Chrome makes it really easy to pirate movies

David Livshits of the Cyber Security Research Center at Ben-Gurion University, Israel and Alexandra Mikityuk of Telekom Innovation Laboratories in Berlin, Germany have discovered a bug in Chrome that allows users to download video from streaming services like Amazon Prime and Netflix. While the details of this “very simple” vulnerability aren’t available publicly – much to the dismay of pirates – Google is given 90 days by the experts to fix the issue.
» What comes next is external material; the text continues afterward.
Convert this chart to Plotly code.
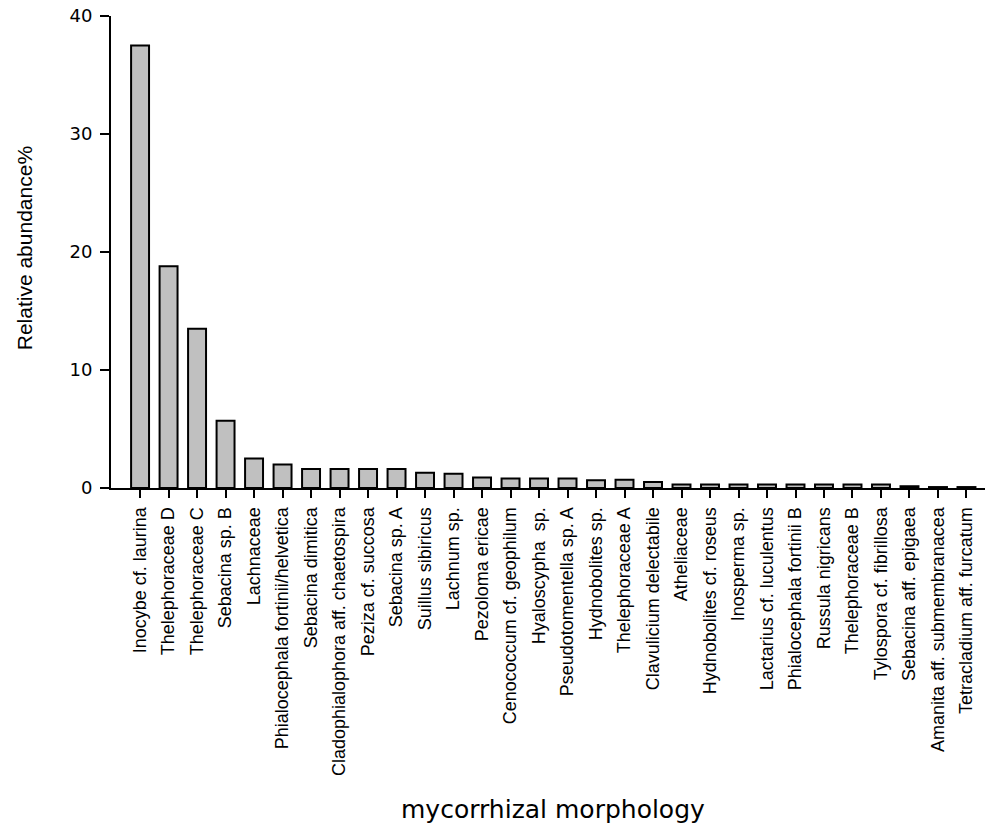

The vulnerability lies in Chrome’s implementation of the digital management system (Widevine EME/CDM technology) that is used to communicate with streaming services like Netflix and others to stream encrypted video. When users request to stream a video, Widevine sends and receives a license request to decrypt the video which is then sent to the browser to stream. DRM system is supposed to allow content to stream directly to the browser. However, researchers uncovered that Google’s system was allowing third parties to copy the stream as it was being sent to the browser. “The point at which you can hijack the decrypted movie is right after the CDM decrypts the film and is passing it to the player for streaming,” researchers told Wired.

Google didn’t create this technology, but it does own it. The tech giant acquired Widewine in 2010 to secure streams and the flaw has existed in the system since then. Firefox and Opera also use the same technology, while Safari and Internet Explorer have their own DRM systems.

Security researchers have shared a proof-of-concept video demonstrating the vulnerability. They informed Google about this flaw on May 24, which means Google gets 90 days to patch the exploit before researchers disclose the details publicly.